Saturday, January 14, 2012

Jamie Dimon: ECB has removed Eurozone bank failure risk

In a Bloomberg article, JP Morgan CEO Jamie Dimon observes that through its expansion of eligible collateral and three year funding program, the ECB has eliminated the risk that a Eurozone bank runs short of funds for at least the next year.

Mr. Dimon does not qualify this statement.  For example, he does not say it excludes the banks in Greece, Spain, Portugal or Italy.

It is very nice to receive public confirmation of another element of my blueprint to save the financial system.

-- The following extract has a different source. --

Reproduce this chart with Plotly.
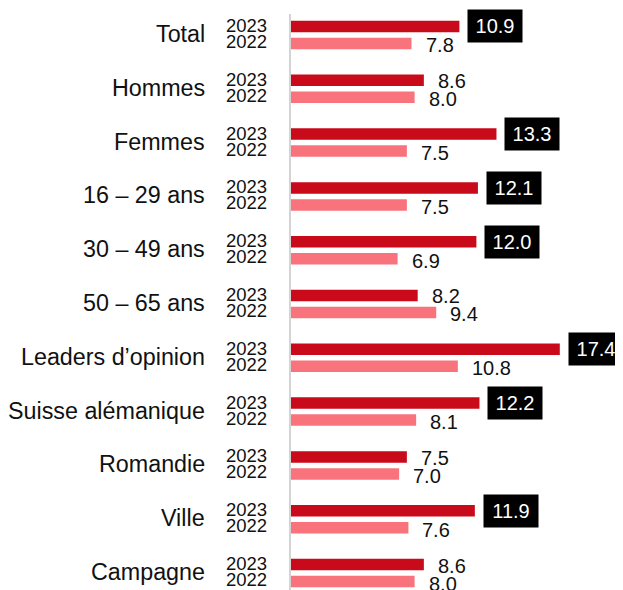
import plotly.graph_objects as go

categories = ["Total", "Hommes", "Femmes", "16 – 29 ans", "30 – 49 ans", "50 – 65 ans",
              "Leaders d’opinion", "Suisse alémanique", "Romandie", "Ville", "Campagne"]
values_2023 = [10.9, 8.6, 13.3, 12.1, 12.0, 8.2, 17.4, 12.2, 7.5, 11.9, 8.6]
values_2022 = [7.8, 8.0, 7.5, 7.5, 6.9, 9.4, 10.8, 8.1, 7.0, 7.6, 8.0]
highlight_2023 = [True, False, True, True, True, False, True, True, False, True, False]
year_labels = ["2023", "2022"]

DARK = "#C90A1A"
LIGHT = "#F8737C"
FONT = "Liberation Sans, Arial, Helvetica, sans-serif"

OFF = 0.158
BW = 0.214
idx = list(range(len(categories)))
y23 = [i - OFF for i in idx]
y22 = [i + OFF for i in idx]

fig = go.Figure()
fig.add_trace(go.Bar(y=y23, x=values_2023, orientation="h", width=BW,
                     marker=dict(color=DARK, line=dict(width=0)), name=year_labels[0],
                     hoverinfo="x"))
fig.add_trace(go.Bar(y=y22, x=values_2022, orientation="h", width=BW,
                     marker=dict(color=LIGHT, line=dict(width=0)), name=year_labels[1],
                     hoverinfo="x"))

PLOT_W = 332.0
CAT_X = (207 - 291) / PLOT_W
YEAR_X = (269 - 291) / PLOT_W

ann = []
for i, cat in enumerate(categories):
    ann.append(dict(x=CAT_X, y=i, xref="paper", yref="y", text=cat, showarrow=False,
                    xanchor="right", yanchor="middle", yshift=1,
                    font=dict(family=FONT, size=23.3, color="#111111")))
    ann.append(dict(x=YEAR_X, y=y23[i], xref="paper", yref="y", text=year_labels[0], showarrow=False,
                    xanchor="right", yanchor="middle", yshift=1,
                    font=dict(family=FONT, size=18.5, color="#111111")))
    ann.append(dict(x=YEAR_X, y=y22[i], xref="paper", yref="y", text=year_labels[1], showarrow=False,
                    xanchor="right", yanchor="middle", yshift=2,
                    font=dict(family=FONT, size=18.5, color="#111111")))
    v = values_2023[i]
    if highlight_2023[i]:
        ann.append(dict(x=v, y=y23[i], xref="x", yref="y", text=f"{v:.1f}", showarrow=False,
                        xanchor="left", yanchor="middle", xshift=8,
                        width=54, height=32, bgcolor="#000000", borderpad=0,
                        align="center", valign="middle",
                        font=dict(family=FONT, size=20, color="#FFFFFF")))
    else:
        ann.append(dict(x=v, y=y23[i], xref="x", yref="y", text=f"{v:.1f}", showarrow=False,
                        xanchor="left", yanchor="middle", xshift=12, yshift=-1,
                        font=dict(family=FONT, size=20, color="#111111")))
    w = values_2022[i]
    ann.append(dict(x=w, y=y22[i], xref="x", yref="y", text=f"{w:.1f}", showarrow=False,
                    xanchor="left", yanchor="middle", xshift=12, yshift=-2,
                    font=dict(family=FONT, size=20, color="#111111")))

fig.update_layout(
    width=615, height=582,
    margin=dict(l=283, r=0, t=6, b=0),
    plot_bgcolor="white", paper_bgcolor="white",
    showlegend=False, barmode="overlay",
    annotations=ann,
    xaxis=dict(range=[0, 21.49], showgrid=False, zeroline=False, showticklabels=False,
               ticks="", showline=False, fixedrange=True),
    yaxis=dict(range=[10.316, -0.390], showgrid=False, zeroline=False, showticklabels=False,
               ticks="", showline=True, linecolor="#D4D4D4", linewidth=2, mirror=False,
               fixedrange=True),
)

fig.write_html("out.html")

The specific element of the blueprint that Mr. Dimon confirmed is that so long as the central bank is willing to provide liquidity, no matter how insolvent the borrowing bank, the insolvent bank can stay in business as it cannot run out of funds.

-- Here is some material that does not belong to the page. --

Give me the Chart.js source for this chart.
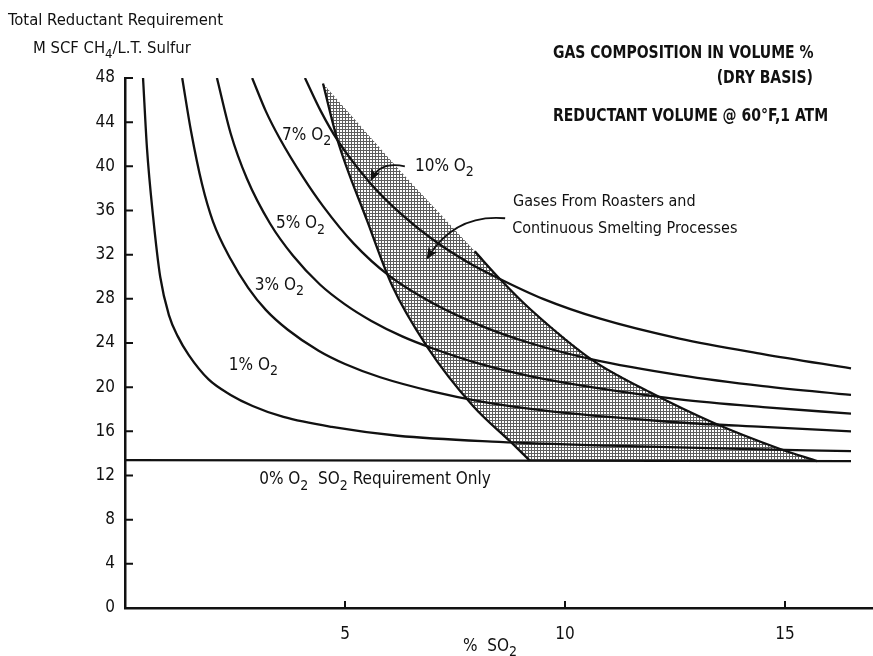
<!DOCTYPE html>
<html>
<head>
<meta charset="utf-8">
<script src="https://cdn.jsdelivr.net/npm/chart.js@4.4.1/dist/chart.umd.min.js"></script>
<style>
  html, body { margin: 0; padding: 0; background: #fff; }
</style>
</head>
<body>
<canvas id="so2Chart" width="873" height="656"></canvas>
<script>
// % SO2 (x) vs total reductant requirement, M SCF CH4 / L.T. sulfur (y)
const o2_1x = [0.41, 0.5, 0.64, 0.8, 1.0, 1.2, 1.45, 1.9, 2.4, 2.9, 3.6, 4.7, 6.2, 8.5, 11.0, 13.5, 16.5];
const o2_1y = [48.0, 41.6, 35.4, 30.0, 26.5, 24.6, 22.9, 20.7, 19.3, 18.3, 17.3, 16.4, 15.6, 15.05, 14.7, 14.45, 14.2];

const o2_3x = [1.3, 1.5, 1.75, 2.0, 2.4, 2.8, 3.2, 3.7, 4.4, 5.0, 5.8, 7.0, 8.1, 9.5, 11.0, 12.6, 14.5, 16.5];
const o2_3y = [48.0, 43.2, 38.4, 35.0, 31.6, 29.0, 27.0, 25.2, 23.3, 22.1, 20.9, 19.6, 18.7, 17.9, 17.3, 16.8, 16.4, 16.0];

const o2_5x = [2.09, 2.4, 2.77, 3.3, 3.82, 4.43, 5.0, 5.6, 6.3, 7.0, 8.07, 9.2, 10.6, 12.6, 14.5, 16.5];
const o2_5y = [48.0, 43.0, 38.9, 34.8, 31.9, 29.3, 27.5, 26.0, 24.6, 23.5, 22.1, 21.0, 20.0, 18.9, 18.2, 17.6];

const o2_7x = [2.89, 3.2, 3.52, 4.05, 4.5, 5.2, 6.0, 7.0, 8.07, 9.2, 10.64, 12.6, 14.5, 16.5];
const o2_7y = [48.0, 45.0, 42.5, 39.0, 36.4, 33.0, 30.1, 27.6, 25.6, 24.0, 22.5, 21.1, 20.1, 19.3];

const o2_10x = [4.09, 4.45, 4.84, 5.57, 6.3, 7.09, 7.8, 8.52, 9.5, 10.8, 12.6, 14.5, 16.5];
const o2_10y = [48.0, 45.0, 42.3, 38.5, 35.6, 33.1, 31.3, 29.8, 28.0, 26.2, 24.4, 23.0, 21.7];

// 0% O2 - SO2 requirement only
const o2_0x = [0, 16.5];
const o2_0y = [13.4, 13.3];

// shaded band: gases from roasters and continuous smelting
const bandTopX = [4.5, 6.25];            // upper edge, no outline
const bandTopY = [47.5, 39.6];
const bandRightX = [7.95, 8.52, 9.2, 10.64, 12.0, 13.36, 14.89, 15.73];
const bandRightY = [32.3, 29.8, 27.1, 22.4, 19.4, 16.8, 14.4, 13.3];
const bandLeftX = [4.5, 4.82, 5.5, 6.07, 6.86, 7.91, 8.75, 9.2];
const bandLeftY = [47.5, 42.5, 35.1, 29.2, 23.7, 18.3, 15.1, 13.35];

const xTicks = [5, 10, 15];
const yMax = 48;

const FONT = "'Liberation Sans Narrow', 'DejaVu Sans Condensed', sans-serif";
const INK = "#111";

function pts(xs, ys) {
  return xs.map((x, i) => ({ x: x, y: ys[i] }));
}

function curve(xs, ys) {
  return {
    data: pts(xs, ys),
    showLine: true,
    borderColor: INK,
    borderWidth: 2.3,
    pointRadius: 0,
    cubicInterpolationMode: "monotone",
    fill: false,
    order: 0,
  };
}

// text drawn with optional subscripts: plain strings, or {sub: "2"}
function richText(ctx, parts, x, y, size, weight) {
  let cx = x;
  parts.forEach((p) => {
    const sub = typeof p === "object";
    const s = sub ? p.sub : p;
    ctx.font = weight + " " + (sub ? Math.round(size * 0.8) : size) + "px " + FONT;
    ctx.fillText(s, cx, sub ? y + size * 0.32 : y);
    cx += ctx.measureText(s).width;
  });
}

// narrow bold heading, squeezed to the width of the original lettering
function heading(ctx, text, x, y, align) {
  ctx.save();
  ctx.translate(x, y);
  ctx.scale(0.865, 1);
  ctx.font = "bold 18px " + FONT;
  ctx.textAlign = align;
  ctx.fillText(text, 0, 0);
  ctx.restore();
}

// labels placed in data units
const notes = [
  { x: 3.57, y: 42.4, size: 17, parts: ["7% O", { sub: "2" }] },
  { x: 6.59, y: 39.6, size: 17, parts: ["10% O", { sub: "2" }] },
  { x: 3.43, y: 34.4, size: 17, parts: ["5% O", { sub: "2" }] },
  { x: 2.95, y: 28.8, size: 17, parts: ["3% O", { sub: "2" }] },
  { x: 2.36, y: 21.6, size: 17, parts: ["1% O", { sub: "2" }] },
  { x: 3.05, y: 11.2, size: 17, parts: ["0% O", { sub: "2" }, "  SO", { sub: "2" }, " Requirement Only"] },
  { x: 8.82, y: 36.45, size: 16, parts: ["Gases From Roasters and"] },
  { x: 8.8, y: 34.0, size: 16, parts: ["Continuous Smelting Processes"] },
];
const arrows = [
  { from: [6.36, 40.0], via: [5.8, 40.45], to: [5.61, 38.9] },
  { from: [8.64, 35.3], via: [7.5, 35.7], to: [6.89, 31.8] },
];

const notesPlugin = {
  id: "notes",
  afterDatasetsDraw(chart) {
    const c = chart.ctx;
    const xs = chart.scales.x;
    const ys = chart.scales.y;
    const area = chart.chartArea;
    const px = (p) => ({ x: xs.getPixelForValue(p[0]), y: ys.getPixelForValue(p[1]) });

    c.save();
    c.fillStyle = INK;
    c.strokeStyle = INK;
    c.textBaseline = "alphabetic";
    c.textAlign = "left";

    // inward tick marks
    c.lineWidth = 2;
    c.beginPath();
    ys.ticks.forEach((t) => {
      const y = ys.getPixelForValue(t.value);
      c.moveTo(area.left, y);
      c.lineTo(area.left + 8, y);
    });
    xTicks.forEach((v) => {
      const x = xs.getPixelForValue(v);
      c.moveTo(x, area.bottom);
      c.lineTo(x, area.bottom - 7);
    });
    c.stroke();

    notes.forEach((n) => {
      richText(c, n.parts, xs.getPixelForValue(n.x), ys.getPixelForValue(n.y), n.size, "normal");
    });

    c.lineWidth = 1.8;
    arrows.forEach((a) => {
      const p0 = px(a.from), p1 = px(a.via), p2 = px(a.to);
      c.beginPath();
      c.moveTo(p0.x, p0.y);
      c.quadraticCurveTo(p1.x, p1.y, p2.x, p2.y);
      c.stroke();
      const ang = Math.atan2(p2.y - p1.y, p2.x - p1.x);
      const ux = Math.cos(ang), uy = Math.sin(ang);
      c.beginPath();
      c.moveTo(p2.x + ux * 3, p2.y + uy * 3);
      c.lineTo(p2.x - ux * 9 - uy * 5, p2.y - uy * 9 + ux * 5);
      c.lineTo(p2.x - ux * 6, p2.y - uy * 6);
      c.lineTo(p2.x - ux * 9 + uy * 5, p2.y - uy * 9 - ux * 5);
      c.closePath();
      c.fill();
    });

    // axis titles and heading
    richText(c, ["Total Reductant Requirement"], 8, 25, 16.5, "normal");
    richText(c, ["M SCF CH", { sub: "4" }, "/L.T. Sulfur"], 33, 53, 16.5, "normal");
    richText(c, ["%  SO", { sub: "2" }], 463, 651, 17, "normal");

    heading(c, "GAS COMPOSITION IN VOLUME %", 553, 58, "left");
    heading(c, "(DRY BASIS)", 813, 83, "right");
    heading(c, "REDUCTANT VOLUME @ 60\u00b0F,1 ATM", 553, 121, "left");
    c.restore();
  },
};

document.addEventListener("DOMContentLoaded", function () {
  const ctx = document.getElementById("so2Chart").getContext("2d");

  // fine stipple for the shaded band
  const tile = document.createElement("canvas");
  tile.width = 3;
  tile.height = 3;
  const tg = tile.getContext("2d");
  tg.fillStyle = "#fff";
  tg.fillRect(0, 0, 3, 3);
  tg.fillStyle = "#5e5e5e";
  tg.fillRect(0, 0, 3, 1);
  tg.fillRect(0, 0, 1, 3);
  const stipple = ctx.createPattern(tile, "repeat");

  const bandX = bandTopX.concat(bandRightX, [...bandLeftX].reverse());
  const bandY = bandTopY.concat(bandRightY, [...bandLeftY].reverse());

  new Chart(ctx, {
    type: "scatter",
    data: {
      datasets: [
        curve(o2_0x, o2_0y),
        curve(o2_1x, o2_1y),
        curve(o2_3x, o2_3y),
        curve(o2_5x, o2_5y),
        curve(o2_7x, o2_7y),
        curve(o2_10x, o2_10y),
        curve(bandLeftX.slice().reverse(), bandLeftY.slice().reverse()),
        curve(bandRightX, bandRightY),
        {
          data: pts(bandX, bandY),
          showLine: true,
          borderColor: "rgba(0,0,0,0)",
          backgroundColor: stipple,
          pointRadius: 0,
          tension: 0,
          fill: "shape",
          order: 1,
        },
      ],
    },
    options: {
      responsive: false,
      animation: false,
      events: [],
      layout: { padding: { top: 78, right: 0, left: 0, bottom: 0 } },
      plugins: { legend: { display: false }, tooltip: { enabled: false } },
      scales: {
        x: {
          type: "linear",
          min: 0,
          max: 17,
          grid: { display: false, drawTicks: false },
          border: { color: INK, width: 2.5 },
          ticks: {
            stepSize: 5,
            includeBounds: false,
            padding: 16,
            color: INK,
            font: { family: FONT, size: 17 },
            callback: (v) => (v === 0 ? "" : v),
          },
          afterFit: (s) => { s.height = 48; },
        },
        y: {
          min: 0,
          max: yMax,
          grid: { display: false, drawTicks: false },
          border: { color: INK, width: 2.5 },
          ticks: {
            stepSize: 4,
            padding: 10,
            color: INK,
            font: { family: FONT, size: 17 },
          },
          afterFit: (s) => { s.width = 125; },
        },
      },
    },
    plugins: [notesPlugin],
  });
});
</script>
</body>
</html>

The European Central Bank’s move to provide three-year loans to the region’s banks and accept a wider variety of collateral has eliminated the risk a bank runs short of funds for at least the next year, JPMorgan Chase & Co. (JPM) Chief Executive Officer Jamie Dimon said. 
“It eliminates bank liquidity or funding problems for at least the next year, that’s a pretty powerful statement,” Dimon said today after his company reported a drop in fourth-quarter net income. “That was the biggest single risk of an uncontrollable surprise right there, so if that’s taken off the table, that’s a good thing.” 
ECB President Mario Draghi last month unveiled plans to offer banks 36-month, 1 percent loans through two so-called longer-term refinancing operations, known as LTROs. The plan replaced a 12-month lending facility established by the ECB in October and also allowed banks to use a wider variety of assets as collateral for the loans. 
Europe is trying mightily to solve its problems. I still think the likely outcome is they will muddle through,” Dimon said. “The longer you wait, the higher you run the risk of something disorderly that you can’t really control. I think the ECB took off the worst outcome, i.e. a bank failure.”... 
Banks in Europe are still shedding so-called risk-weighted assets, or RWAs, because regulators are requiring them to increase their ratios of equity capital to RWAs, Dimon said. 
“They’re still reducing RWA by not rolling things over, you can see them selling aircraft loans, trade finance, they’re not participating as much in revolvers, there are certain conduits they’re not doing anymore,” Dimon said. “But that’s now just to create capital, not because they have a funding problem.”